_INSTRUCTION_
Return, without pictures, the lines from the start of the data through the one that contains "minutes = list(range(0, 92))".

_DATASET ROWS_
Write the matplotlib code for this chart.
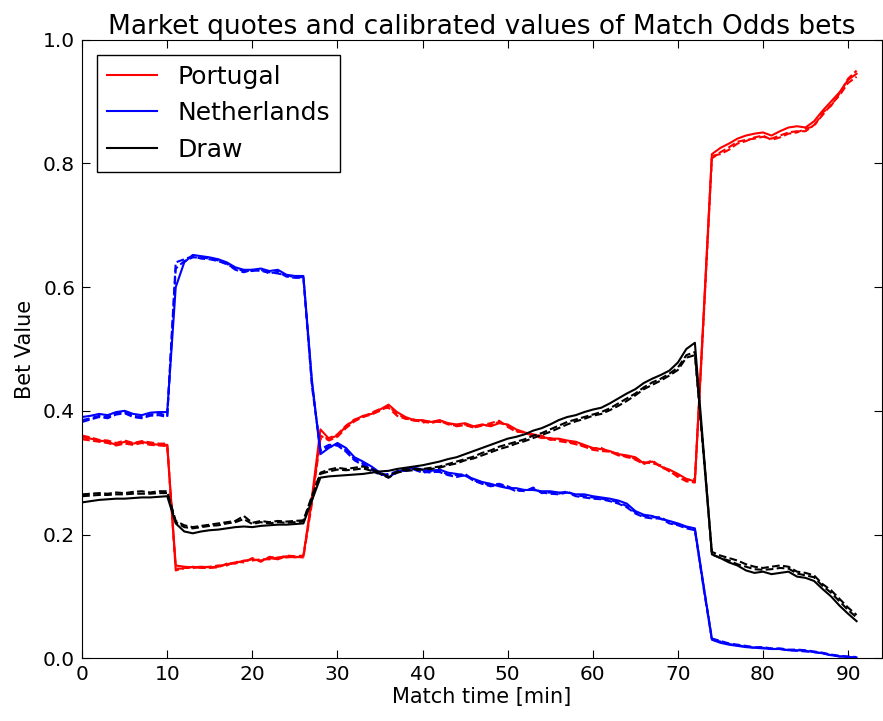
import numpy as np
import matplotlib
matplotlib.use('Agg')
import matplotlib.pyplot as plt

# match minute grid
minutes = list(range(0, 92))

# calibrated values (solid)
portugal = [0.357, 0.355, 0.352, 0.350, 0.345, 0.350, 0.347, 0.350, 0.347, 0.345, 0.345,
            0.150, 0.148, 0.147, 0.148, 0.147, 0.148, 0.152, 0.155, 0.157, 0.160, 0.158,
            0.162, 0.160, 0.165, 0.163, 0.165,
            0.260, 0.370, 0.355, 0.360, 0.375, 0.385, 0.392, 0.395, 0.402, 0.410, 0.398,
            0.390, 0.385, 0.385, 0.382, 0.385, 0.380, 0.378, 0.380, 0.375, 0.378, 0.375,
            0.380, 0.378, 0.370, 0.365, 0.362, 0.358, 0.355, 0.355, 0.352, 0.350, 0.345,
            0.340, 0.338, 0.335, 0.330, 0.328, 0.325, 0.315, 0.318, 0.310, 0.305, 0.298,
            0.290, 0.286,
            0.550, 0.815, 0.825, 0.832, 0.840, 0.845, 0.848, 0.850, 0.845, 0.852, 0.858,
            0.860, 0.858, 0.868, 0.885, 0.900, 0.915, 0.935, 0.945]
netherlands = [0.390, 0.392, 0.395, 0.393, 0.398, 0.400, 0.395, 0.393, 0.397, 0.398, 0.398,
               0.600, 0.640, 0.652, 0.650, 0.648, 0.645, 0.640, 0.632, 0.628, 0.628, 0.630,
               0.626, 0.628, 0.620, 0.618, 0.618,
               0.450, 0.330, 0.340, 0.348, 0.340, 0.325, 0.318, 0.310, 0.300, 0.292, 0.302,
               0.305, 0.308, 0.305, 0.303, 0.305, 0.300, 0.298, 0.295, 0.290, 0.285, 0.282,
               0.278, 0.275, 0.275, 0.272, 0.272, 0.270, 0.270, 0.268, 0.268, 0.265, 0.265,
               0.262, 0.260, 0.258, 0.255, 0.250, 0.238, 0.232, 0.230, 0.225, 0.222, 0.218,
               0.213, 0.210,
               0.120, 0.030, 0.025, 0.022, 0.020, 0.018, 0.017, 0.016, 0.015, 0.015, 0.013,
               0.013, 0.012, 0.010, 0.008, 0.005, 0.003, 0.002, 0.001]
draw = [0.252, 0.254, 0.256, 0.257, 0.258, 0.258, 0.259, 0.260, 0.260, 0.261, 0.262,
        0.218, 0.205, 0.202, 0.205, 0.207, 0.208, 0.210, 0.212, 0.213, 0.212, 0.214,
        0.215, 0.216, 0.216, 0.217, 0.218,
        0.255, 0.292, 0.294, 0.295, 0.296, 0.297, 0.298, 0.300, 0.302, 0.303, 0.306,
        0.308, 0.310, 0.312, 0.315, 0.318, 0.322, 0.325, 0.330, 0.335, 0.340, 0.345,
        0.350, 0.355, 0.358, 0.362, 0.368, 0.372, 0.378, 0.385, 0.390, 0.393, 0.398,
        0.402, 0.405, 0.412, 0.420, 0.428, 0.435, 0.445, 0.452, 0.458, 0.465, 0.478,
        0.500, 0.510,
        0.340, 0.168, 0.162, 0.155, 0.150, 0.142, 0.138, 0.140, 0.136, 0.138, 0.140,
        0.132, 0.130, 0.125, 0.112, 0.100, 0.085, 0.072, 0.060]

# market quotes (dashed), two per outcome
portugal_q1 = [0.360, 0.357, 0.353, 0.352, 0.348, 0.352, 0.348, 0.351, 0.349, 0.347, 0.347,
               0.142, 0.146, 0.146, 0.147, 0.148, 0.150, 0.150, 0.156, 0.155, 0.162, 0.156,
               0.164, 0.162, 0.166, 0.165, 0.166,
               0.255, 0.360, 0.352, 0.358, 0.372, 0.383, 0.390, 0.394, 0.400, 0.408, 0.395,
               0.388, 0.384, 0.383, 0.380, 0.384, 0.378, 0.376, 0.378, 0.373, 0.376, 0.377,
               0.382, 0.376, 0.368, 0.364, 0.360, 0.360, 0.353, 0.354, 0.350, 0.348, 0.343,
               0.339, 0.340, 0.333, 0.331, 0.325, 0.323, 0.317, 0.315, 0.312, 0.302, 0.296,
               0.288, 0.290,
               0.540, 0.808, 0.818, 0.826, 0.835, 0.838, 0.840, 0.843, 0.840, 0.845, 0.850,
               0.852, 0.852, 0.862, 0.878, 0.895, 0.910, 0.930, 0.940]
portugal_q2 = [0.354, 0.352, 0.350, 0.348, 0.344, 0.347, 0.345, 0.348, 0.345, 0.344, 0.343,
               0.145, 0.145, 0.148, 0.146, 0.146, 0.147, 0.153, 0.153, 0.158, 0.158, 0.160,
               0.160, 0.163, 0.163, 0.164, 0.163,
               0.250, 0.355, 0.356, 0.362, 0.376, 0.386, 0.390, 0.397, 0.403, 0.405, 0.392,
               0.387, 0.386, 0.381, 0.383, 0.382, 0.380, 0.375, 0.377, 0.373, 0.377, 0.380,
               0.384, 0.374, 0.366, 0.366, 0.360, 0.356, 0.356, 0.351, 0.349, 0.346, 0.342,
               0.337, 0.335, 0.334, 0.328, 0.326, 0.321, 0.314, 0.320, 0.309, 0.303, 0.293,
               0.286, 0.284,
               0.545, 0.812, 0.815, 0.822, 0.832, 0.836, 0.842, 0.845, 0.838, 0.842, 0.848,
               0.850, 0.856, 0.860, 0.882, 0.893, 0.913, 0.937, 0.950]
netherlands_q1 = [0.385, 0.388, 0.392, 0.390, 0.396, 0.398, 0.392, 0.390, 0.394, 0.396, 0.392,
                  0.640, 0.645, 0.650, 0.646, 0.645, 0.642, 0.637, 0.630, 0.626, 0.626, 0.628,
                  0.622, 0.625, 0.617, 0.615, 0.615,
                  0.440, 0.338, 0.345, 0.345, 0.336, 0.322, 0.315, 0.306, 0.298, 0.295, 0.300,
                  0.306, 0.306, 0.302, 0.300, 0.303, 0.297, 0.296, 0.298, 0.288, 0.283, 0.280,
                  0.282, 0.278, 0.272, 0.270, 0.276, 0.267, 0.268, 0.266, 0.270, 0.263, 0.262,
                  0.260, 0.258, 0.256, 0.252, 0.246, 0.236, 0.230, 0.228, 0.228, 0.220, 0.216,
                  0.212, 0.208,
                  0.118, 0.032, 0.028, 0.024, 0.022, 0.020, 0.018, 0.018, 0.016, 0.016, 0.014,
                  0.014, 0.013, 0.011, 0.009, 0.006, 0.004, 0.003, 0.002]
netherlands_q2 = [0.382, 0.386, 0.390, 0.388, 0.394, 0.396, 0.390, 0.388, 0.392, 0.393, 0.390,
                  0.630, 0.642, 0.648, 0.648, 0.646, 0.643, 0.638, 0.628, 0.624, 0.628, 0.626,
                  0.624, 0.622, 0.619, 0.616, 0.616,
                  0.445, 0.335, 0.342, 0.344, 0.334, 0.320, 0.312, 0.305, 0.296, 0.298, 0.302,
                  0.303, 0.305, 0.300, 0.302, 0.301, 0.296, 0.293, 0.296, 0.287, 0.282, 0.278,
                  0.280, 0.276, 0.270, 0.272, 0.274, 0.268, 0.266, 0.265, 0.268, 0.262, 0.260,
                  0.258, 0.257, 0.254, 0.250, 0.244, 0.234, 0.228, 0.226, 0.226, 0.218, 0.215,
                  0.210, 0.207,
                  0.115, 0.030, 0.027, 0.023, 0.021, 0.019, 0.017, 0.017, 0.015, 0.015, 0.013,
                  0.012, 0.011, 0.010, 0.008, 0.005, 0.003, 0.002, 0.001]
draw_q1 = [0.265, 0.266, 0.267, 0.266, 0.268, 0.267, 0.269, 0.270, 0.268, 0.270, 0.270,
           0.222, 0.215, 0.212, 0.214, 0.216, 0.218, 0.220, 0.222, 0.230, 0.219, 0.222,
           0.220, 0.222, 0.221, 0.222, 0.223,
           0.262, 0.300, 0.305, 0.308, 0.306, 0.308, 0.310, 0.306, 0.300, 0.294, 0.302,
           0.305, 0.306, 0.306, 0.308, 0.310, 0.314, 0.318, 0.322, 0.326, 0.332, 0.336,
           0.342, 0.346, 0.350, 0.354, 0.360, 0.364, 0.370, 0.376, 0.382, 0.386, 0.390,
           0.394, 0.398, 0.404, 0.412, 0.420, 0.428, 0.438, 0.446, 0.452, 0.460, 0.470,
           0.490, 0.495,
           0.335, 0.172, 0.166, 0.162, 0.158, 0.152, 0.148, 0.146, 0.148, 0.150, 0.148,
           0.140, 0.138, 0.134, 0.120, 0.110, 0.096, 0.082, 0.070]
draw_q2 = [0.262, 0.263, 0.264, 0.264, 0.265, 0.265, 0.266, 0.266, 0.266, 0.267, 0.267,
           0.220, 0.212, 0.210, 0.212, 0.214, 0.215, 0.218, 0.220, 0.225, 0.217, 0.220,
           0.218, 0.220, 0.219, 0.220, 0.221,
           0.260, 0.298, 0.302, 0.305, 0.304, 0.305, 0.307, 0.303, 0.298, 0.292, 0.300,
           0.303, 0.304, 0.305, 0.306, 0.308, 0.312, 0.315, 0.320, 0.323, 0.328, 0.333,
           0.338, 0.342, 0.347, 0.351, 0.356, 0.361, 0.366, 0.372, 0.378, 0.383, 0.387,
           0.392, 0.395, 0.401, 0.408, 0.416, 0.425, 0.435, 0.442, 0.449, 0.457, 0.466,
           0.486, 0.490,
           0.332, 0.168, 0.162, 0.158, 0.152, 0.148, 0.144, 0.143, 0.144, 0.146, 0.145,
           0.137, 0.134, 0.131, 0.117, 0.106, 0.092, 0.078, 0.066]

series = [('Portugal', 'red', portugal, portugal_q1, portugal_q2),
          ('Netherlands', 'blue', netherlands, netherlands_q1, netherlands_q2),
          ('Draw', 'black', draw, draw_q1, draw_q2)]

plt.rcParams['xtick.direction'] = 'in'
plt.rcParams['ytick.direction'] = 'in'
plt.rcParams['xtick.top'] = True
plt.rcParams['ytick.right'] = True
plt.rcParams['xtick.major.size'] = 6
plt.rcParams['ytick.major.size'] = 6

fig = plt.figure(figsize=(8.83, 7.21), dpi=100)
ax = fig.add_axes([0.093, 0.087, 0.906, 0.858])

t = np.array(minutes)
for name, col, calib, q1, q2 in series:
    ax.plot(t, calib, '-', color=col, lw=1.5, label=name)
    ax.plot(t, q1, '--', color=col, lw=1.5)
    ax.plot(t, q2, '--', color=col, lw=1.5)

ax.set_xlim(0, 94)
ax.set_ylim(0, 1)
ax.set_xticks([0, 10, 20, 30, 40, 50, 60, 70, 80, 90])
ax.set_yticks([0.0, 0.2, 0.4, 0.6, 0.8, 1.0])
ax.tick_params(labelsize=14.5, pad=5)
ax.set_xlabel('Match time [min]', fontsize=15, labelpad=2)
ax.set_ylabel('Bet Value', fontsize=15, labelpad=6)
ax.set_title('Market quotes and calibrated values of Match Odds bets', fontsize=19, pad=4)
ax.legend(loc='upper left', fontsize=18, fancybox=False, framealpha=1,
          edgecolor='black', handlelength=2, borderaxespad=0.6)

fig.savefig('out.png', dpi=100)
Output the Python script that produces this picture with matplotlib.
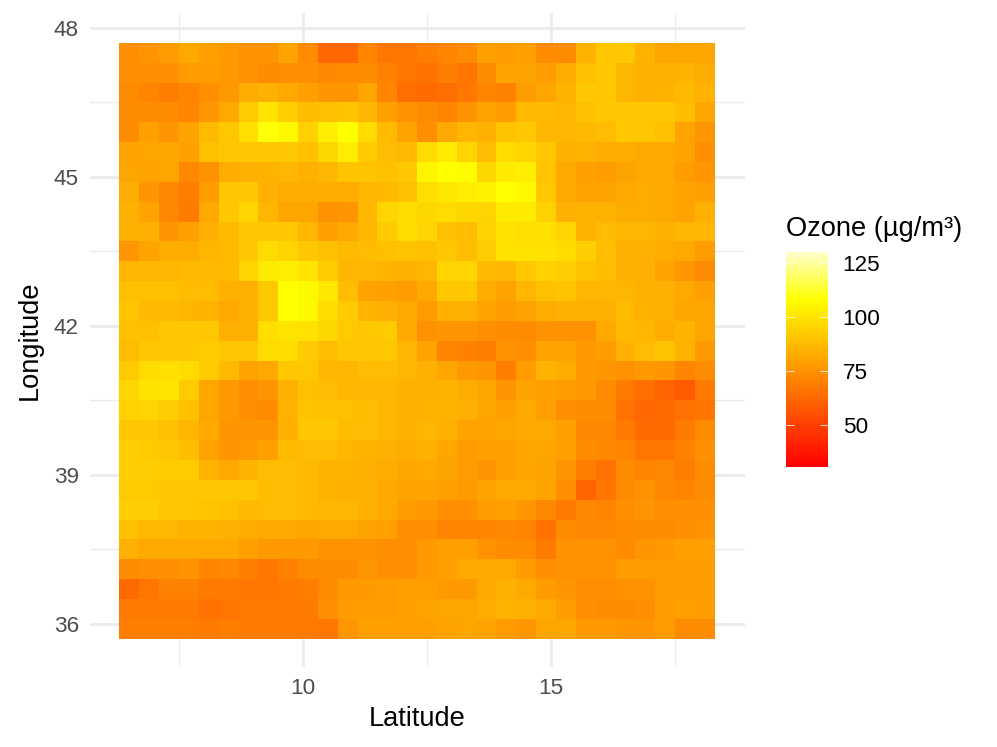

_FINISHED TASK_
Write the matplotlib code for this chart.
import numpy as np
import matplotlib
matplotlib.use('Agg')
import matplotlib.pyplot as plt

# match minute grid
minutes = list(range(0, 92))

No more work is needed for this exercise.